While this marvellous change was being wrought on the other isles, the brave young teachers who had swum ashore on Mangaia were steadily making their way. Within two years one died, leaving Davida to labour alone. He had, however, by this time made some progress; and on one glad day the king and chiefs determined to abandon the idol shrine, where, every evening, offerings of food were presented to the thirteen known gods, and to the great host of the unknown. So, to the great joy of Davida, the thirteen idols were carried to his house by their late worshippers, and there stripped of the sacred white cloth in which priests and gods were always clothed. They are now preserved in the museum of the London mission, and very much resemble the wooden idols of the ancient Britons to be seen in our antiquarian museums.[1]

  1. Notably one dug out of the peat-moss at Ballachulish, now in the Antiquarian Museum in Edinburgh; and those in the Museum at Hull; also those in the Berlin Museum. All these have the eyes formed of quartz pebbles, instead of the bits of pearly shell or of obsidian used in the manufacture of idols in the Pacific.

    The stone gods also had their counterparts in our own isles.
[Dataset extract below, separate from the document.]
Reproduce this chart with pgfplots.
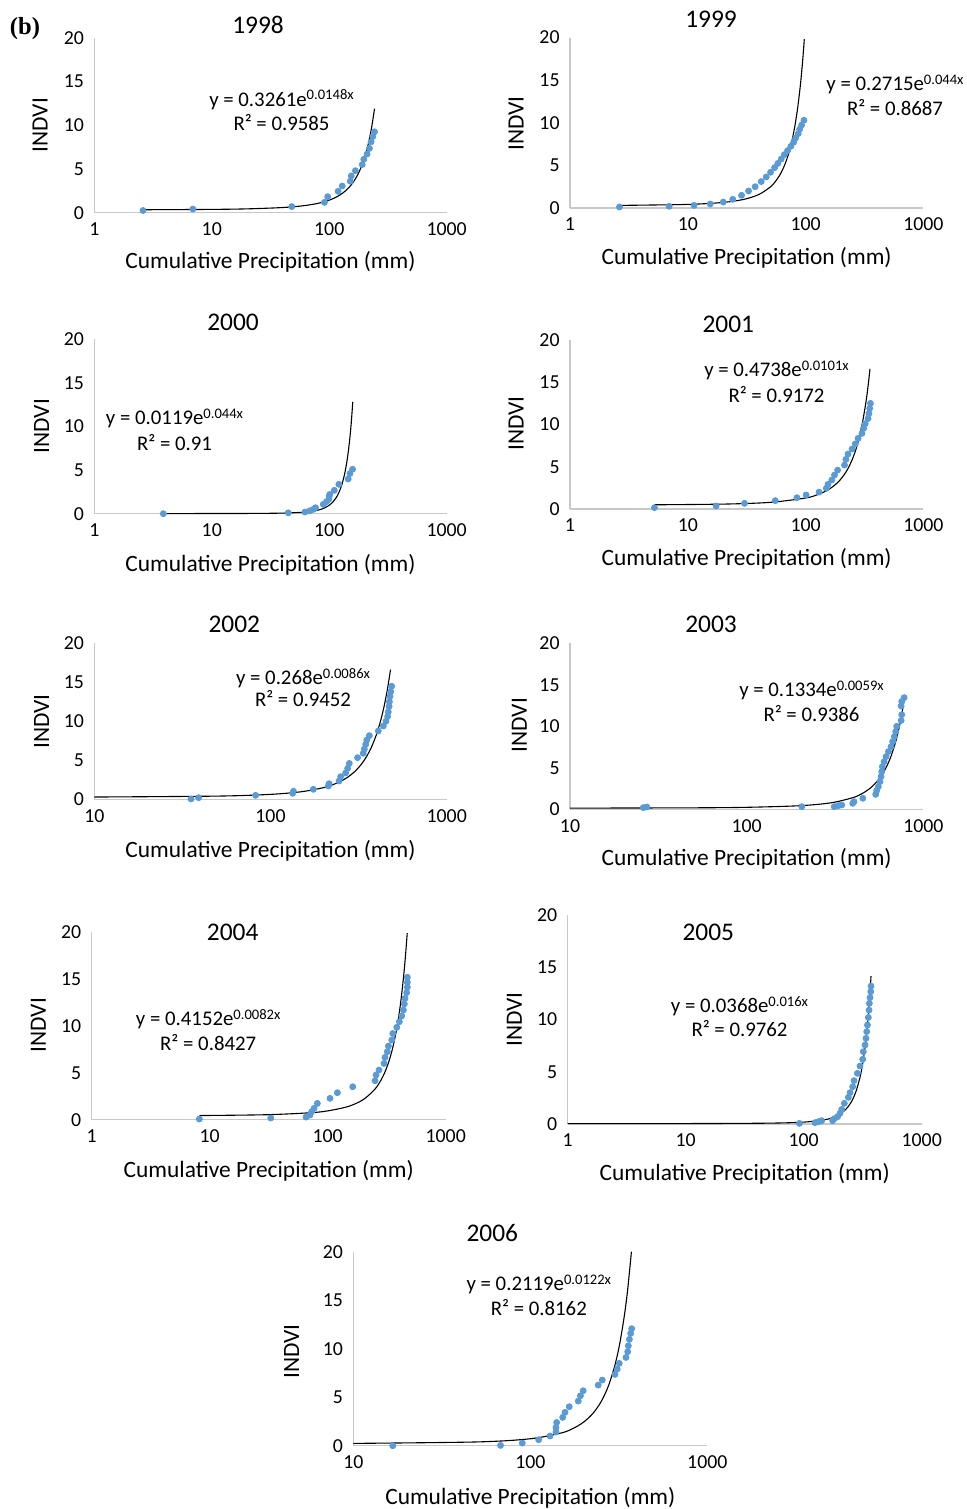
\documentclass[border=0pt]{standalone}
\usepackage{pgfplots}
\pgfplotsset{compat=1.18}
\usepackage{fontspec}
\setmainfont{Carlito}
\newfontfamily\panelfont{Liberation Serif}

\definecolor{dotblue}{HTML}{5B9BD5}
\definecolor{axisgray}{HTML}{C8C8C8}

\newcommand{\tickfont}{\fontsize{9.9}{11}\selectfont}
\newcommand{\titlefont}{\fontsize{12.7}{15}\selectfont}
\newcommand{\labelfont}{\fontsize{11.7}{14}\selectfont}
\newcommand{\eqfont}{\fontsize{10.4}{12}\selectfont}
\newcommand{\supfont}{\fontsize{7.3}{8}\selectfont}
% fitted exponential: coefficient, exponent
\newcommand{\expfit}[2]{\eqfont y = #1e\raisebox{3pt}{\supfont #2x}}

\pgfkeys{/pgf/number format/.cd, assume math mode=true, 1000 sep={}}

% one year panel: left, bottom, width, height, xmin
\newcommand{\startpanel}[5]{%
\begin{axis}[scale only axis, anchor=south west, clip=false,
    xmode=log, log basis x=10, xmin=#5, xmax=1000, ymin=0, ymax=20,
    at={(#1,#2)}, width=#3, height=#4,
    axis lines=left,
    axis line style={-, draw=axisgray, line width=0.7pt},
    major tick length=0pt, minor tick length=0pt,
    xtick={1,10,100,1000}, log ticks with fixed point,
    ytick={0,5,10,15,20},
    tick label style={font=\tickfont, text=black},
    xticklabel style={yshift=-1.5pt},
    yticklabel style={xshift=-1.7pt}]}

\pgfplotsset{
  indvidots/.style={only marks, mark=*, mark size=1.5pt,
    mark options={draw=dotblue, fill=dotblue}},
  indvifit/.style={black, line width=0.55pt, smooth, no markers},
}

\begin{document}
\begin{tikzpicture}
\path[use as bounding box] (0pt,0pt) rectangle (483pt,-754.5pt);

% ---------------- 1998 ----------------
\startpanel{47.15pt}{-106.35pt}{176.2pt}{87.5pt}{1}
\addplot[indvidots] coordinates {(2.6,0.25) (6.9,0.42) (48,0.7) (91,1.18) (97,1.83) (119,2.44) (129,3.05) (151,3.6) (154,4.2) (167,4.8) (191,5.5) (197,6.1) (210,6.7) (220,7.35) (227,8.1) (235,8.7) (243,9.25)};
\addplot[indvifit] coordinates {(2.6,0.3389) (10,0.3781) (20,0.4384) (40,0.5895) (60,0.7925) (80,1.0655) (100,1.4325) (120,1.926) (140,2.589) (160,3.481) (180,4.681) (200,6.293) (210,7.298) (220,8.460) (230,9.809) (243,11.89)};
\end{axis}

% ---------------- 1999 ----------------
\startpanel{285pt}{-104pt}{176.7pt}{85.2pt}{1}
\addplot[indvidots] coordinates {(2.63,0.12) (6.94,0.2) (11.3,0.31) (15.5,0.47) (20,0.7) (24.1,1.02) (28.6,1.49) (32.8,2.0) (37.3,2.5) (42,3.1) (46.3,3.64) (50.4,4.19) (54.6,4.74) (58.2,5.24) (62.1,5.75) (65.9,6.26) (70.3,6.73) (75,7.24) (79.1,7.71) (82.2,8.2) (86.6,8.73) (89,9.24) (92.5,9.74) (96.8,10.3)};
\addplot[indvifit] coordinates {(2.63,0.3048) (10,0.4216) (20,0.6546) (30,1.0163) (40,1.578) (50,2.450) (55,3.053) (60,3.805) (65,4.741) (70,5.907) (75,7.361) (80,9.172) (85,11.43) (90,14.24) (94,16.98) (97.5,19.81)};
\end{axis}

% ---------------- 2000 ----------------
\startpanel{47.15pt}{-256.85pt}{176.2pt}{87.2pt}{1}
\addplot[indvidots] coordinates {(3.87,0.0) (44.8,0.1) (62.1,0.19) (68.4,0.34) (73.1,0.5) (76.5,0.69) (89,1.07) (94.9,1.38) (99.3,1.68) (100,2.03) (101,2.2) (110.4,2.68) (120.8,3.37) (145,3.98) (150,4.6) (158,5.1)};
\addplot[indvifit] coordinates {(3.87,0.0141) (20,0.0287) (40,0.0692) (60,0.1668) (70,0.259) (80,0.402) (90,0.624) (100,0.969) (105,1.208) (110,1.505) (115,1.875) (120,2.337) (125,2.912) (130,3.628) (135,4.521) (140,5.633) (145,7.020) (150,8.748) (154,10.43) (158.7,12.83)};
\end{axis}

% ---------------- 2001 ----------------
\startpanel{285pt}{-254.5pt}{176.7pt}{84.5pt}{1}
\addplot[indvidots] coordinates {(5.21,0.16) (17.4,0.36) (30.3,0.67) (55.3,0.99) (84.4,1.34) (101,1.66) (130,2.0) (150,2.45) (155,2.92) (167,3.43) (176,4.02) (187,4.6) (214,5.2) (220,5.88) (229,6.5) (248,7.1) (264,7.7) (279,8.36) (301,8.95) (311,9.55) (321,10.1) (339,10.7) (345,11.3) (350,11.9) (355,12.5)};
\addplot[indvifit] coordinates {(5.21,0.4994) (20,0.5798) (50,0.785) (100,1.301) (125,1.675) (150,2.155) (175,2.775) (200,3.572) (225,4.598) (250,5.918) (275,7.619) (300,9.806) (325,12.62) (340,14.69) (352,16.58)};
\end{axis}

% ---------------- 2002 ----------------
\startpanel{47.15pt}{-399.65pt}{176.2pt}{78pt}{10}
\addplot[indvidots] coordinates {(35.4,0.04) (39.1,0.21) (82.3,0.51) (133.6,0.77) (135,1.03) (175,1.28) (213,1.71) (215,2.0) (245,2.35) (250,2.9) (267,3.38) (274,3.97) (280,4.6) (312,5.34) (336,5.9) (341,6.45) (347,7.05) (352,7.6) (364,8.16) (409,8.76) (437,9.4) (452,10.0) (462,10.6) (466,11.2) (471,11.9) (473,12.5) (477,13.2) (481,13.8) (487,14.5)};
\addplot[indvifit] coordinates {(10,0.2921) (50,0.412) (100,0.6333) (150,0.9736) (200,1.4966) (225,1.856) (250,2.3008) (275,2.853) (300,3.537) (325,4.385) (350,5.437) (375,6.741) (400,8.358) (420,9.929) (440,11.79) (460,14.00) (480,16.63)};
\end{axis}

% ---------------- 2003 ----------------
\startpanel{285pt}{-404.65pt}{176.7pt}{83pt}{10}
\addplot[indvidots] coordinates {(26,0.2) (27.2,0.28) (205,0.32) (313,0.32) (330,0.44) (345,0.52) (398,0.72) (405,0.92) (454,1.33) (537,1.8) (544,2.25) (556,2.73) (568,3.33) (576,3.94) (581,4.54) (586,5.14) (599,5.74) (615,6.35) (634,6.95) (656,7.55) (670,8.15) (685,8.76) (697,9.36) (706,10.0) (748,10.7) (754,11.4) (748,12.45) (754,13.0) (778,13.45)};
\addplot[indvifit] coordinates {(10,0.1415) (50,0.1792) (100,0.2407) (200,0.4341) (300,0.7832) (400,1.413) (450,1.898) (500,2.549) (550,3.423) (600,4.598) (650,6.175) (700,8.295) (740,10.50) (778,13.14)};
\end{axis}

% ---------------- 2004 ----------------
\startpanel{45.85pt}{-559.85pt}{177pt}{93.7pt}{1}
\addplot[indvidots] coordinates {(8.17,0.07) (32.9,0.18) (65.5,0.28) (70.8,0.5) (73.1,0.85) (76.6,1.21) (81.7,1.74) (104.6,2.28) (120.8,2.88) (163,3.52) (252,4.16) (257,4.77) (272,5.3) (300,6.0) (306,6.65) (320,7.26) (327,7.86) (349,8.5) (356,9.2) (385,9.86) (405,10.46) (424,11.07) (438,11.7) (446,12.35) (452,12.95) (467,13.56) (473,14.13) (473,14.66) (473,15.2)};
\addplot[indvifit] coordinates {(8.17,0.444) (30,0.531) (70,0.737) (100,0.9427) (150,1.4205) (200,2.1404) (250,3.2252) (275,3.959) (300,4.860) (325,5.966) (350,7.323) (375,8.989) (400,11.034) (420,13.0) (440,15.32) (455,17.32) (472,19.91)};
\end{axis}

% ---------------- 2005 ----------------
\startpanel{283.85pt}{-562pt}{177pt}{104.5pt}{1}
\addplot[indvidots] coordinates {(91.9,0.06) (124.7,0.13) (133,0.22) (142,0.32) (176,0.32) (182,0.51) (194,0.7) (203,1.02) (210,1.4) (221,1.98) (239,2.55) (247,3.0) (260,3.57) (267,4.15) (285,4.85) (300,5.55) (316,6.19) (320,6.92) (331,7.56) (337,8.2) (342,8.84) (347,9.47) (353,10.2) (358,10.9) (360,11.55) (365,12.1) (370,12.66) (372,13.2)};
\addplot[indvifit] coordinates {(1,0.0374) (10,0.0432) (50,0.0819) (100,0.1823) (150,0.4056) (175,0.6052) (200,0.9028) (225,1.347) (250,2.009) (275,2.997) (300,4.471) (315,5.685) (330,7.228) (340,8.479) (350,9.952) (360,11.68) (372,14.15)};
\end{axis}

% ---------------- 2006 ----------------
\startpanel{176.65pt}{-722.85pt}{177pt}{97pt}{10}
\addplot[indvidots] coordinates {(16.7,0.0) (67.9,0.03) (90.1,0.27) (111.5,0.62) (129.2,1.0) (139.6,1.41) (139.6,1.89) (140.9,2.4) (152.4,2.92) (157,3.44) (166,4.02) (186.6,4.6) (192,5.15) (199,5.67) (242,6.25) (255,6.77) (301,7.35) (310,7.9) (318,8.49) (347,9.1) (355,9.69) (358,10.3) (363,10.96) (369,11.58) (374,12.06)};
\addplot[indvifit] coordinates {(10,0.2394) (50,0.390) (100,0.7177) (150,1.321) (175,1.792) (200,2.431) (225,3.298) (250,4.474) (275,6.07) (300,8.235) (320,10.51) (340,13.42) (355,16.11) (372.7,20.0)};
\end{axis}

% panel tag
\node[font=\panelfont\bfseries\fontsize{12.3}{14}\selectfont] at (12.5pt,-14.5pt) {(b)};

% titles
\begin{scope}[every node/.style={font=\titlefont, inner sep=0pt}]
\node at (129pt,-12.5pt) {1998};
\node at (355.5pt,-9.5pt) {1999};
\node at (116.5pt,-161.15pt) {2000};
\node at (364.15pt,-162pt) {2001};
\node at (117.15pt,-312pt) {2002};
\node at (355.5pt,-312pt) {2003};
\node at (116.35pt,-466.15pt) {2004};
\node at (354.15pt,-466.15pt) {2005};
\node at (246.15pt,-616.65pt) {2006};
\end{scope}

% x-axis labels
\begin{scope}[every node/.style={font=\labelfont, inner sep=0pt, anchor=base}]
\node at (135.25pt,-134pt) {Cumulative Precipitation (mm)};
\node at (373.3pt,-132.15pt) {Cumulative Precipitation (mm)};
\node at (135.25pt,-285.65pt) {Cumulative Precipitation (mm)};
\node at (373.3pt,-282.65pt) {Cumulative Precipitation (mm)};
\node at (135.25pt,-428.5pt) {Cumulative Precipitation (mm)};
\node at (373.3pt,-432.65pt) {Cumulative Precipitation (mm)};
\node at (134.35pt,-588.85pt) {Cumulative Precipitation (mm)};
\node at (372.35pt,-590.15pt) {Cumulative Precipitation (mm)};
\node at (265.15pt,-752.2pt) {Cumulative Precipitation (mm)};
\end{scope}

% y-axis labels
\begin{scope}[every node/.style={font=\labelfont, inner sep=0pt, rotate=90}]
\node at (20pt,-62.5pt) {INDVI};
\node at (258pt,-61.65pt) {INDVI};
\node at (20.85pt,-213pt) {INDVI};
\node at (258pt,-211.65pt) {INDVI};
\node at (20.85pt,-360.85pt) {INDVI};
\node at (259.65pt,-362.5pt) {INDVI};
\node at (19.15pt,-512.5pt) {INDVI};
\node at (257.15pt,-509.65pt) {INDVI};
\node at (145.85pt,-675.85pt) {INDVI};
\end{scope}

% trendline equations
\begin{scope}[every node/.style={inner sep=0pt, anchor=base}]
\node at (140.75pt,-53pt) {\expfit{0.3261}{0.0148}};
\node at (140.75pt,-65.35pt) {\eqfont R² = 0.9585};
\node at (447.5pt,-45.35pt) {\expfit{0.2715}{0.044}};
\node at (447.5pt,-58pt) {\eqfont R² = 0.8687};
\node at (87.25pt,-212pt) {\expfit{0.0119}{0.044}};
\node at (87.25pt,-225.35pt) {\eqfont R² = 0.91};
\node at (388.25pt,-188.35pt) {\expfit{0.4738}{0.0101}};
\node at (388.25pt,-201.35pt) {\eqfont R² = 0.9172};
\node at (151.5pt,-342pt) {\expfit{0.268}{0.0086}};
\node at (151.5pt,-353.35pt) {\eqfont R² = 0.9452};
\node at (405.75pt,-348.35pt) {\expfit{0.1334}{0.0059}};
\node at (405.75pt,-360.5pt) {\eqfont R² = 0.9386};
\node at (104.1pt,-512.5pt) {\expfit{0.4152}{0.0082}};
\node at (104.1pt,-525.35pt) {\eqfont R² = 0.8427};
\node at (369.75pt,-506.35pt) {\expfit{0.0368}{0.016}};
\node at (369.75pt,-518.35pt) {\eqfont R² = 0.9762};
\node at (269.4pt,-645pt) {\expfit{0.2119}{0.0122}};
\node at (269.4pt,-657.5pt) {\eqfont R² = 0.8162};
\end{scope}
\end{tikzpicture}
\end{document}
When Dr Turner visited the Union or Tokelau Isles in 1850, be found that the great god, Tui Tokelau, was supposed to be embodied in a rude stone, which was carefully wrapped up in fine mats, and never seen by any human eyes save those of the king, who is also the high priest. Even he might only look upon the sacred stone once a-year, when the old mats were removed and new ones supplied. Of course constant exposure in all weather, day and night, soon decayed the mats; but the worshippers continually offered new ones, especially in cases of sickness, and these were wrapped round the idol, so that, ere the day came round for its disrobing, it attained a prodigious size. The old mats were considered so sacred that none might touch them; so they were laid in a place apart, and there left to rot. The month of May was especially devoted to the worship of this god, and the people assembled from all the Tokelau isles to hold a great feast in its honour, and to pray for prosperity and health, and especially for an abundant supply of fish and cocoa-nuts.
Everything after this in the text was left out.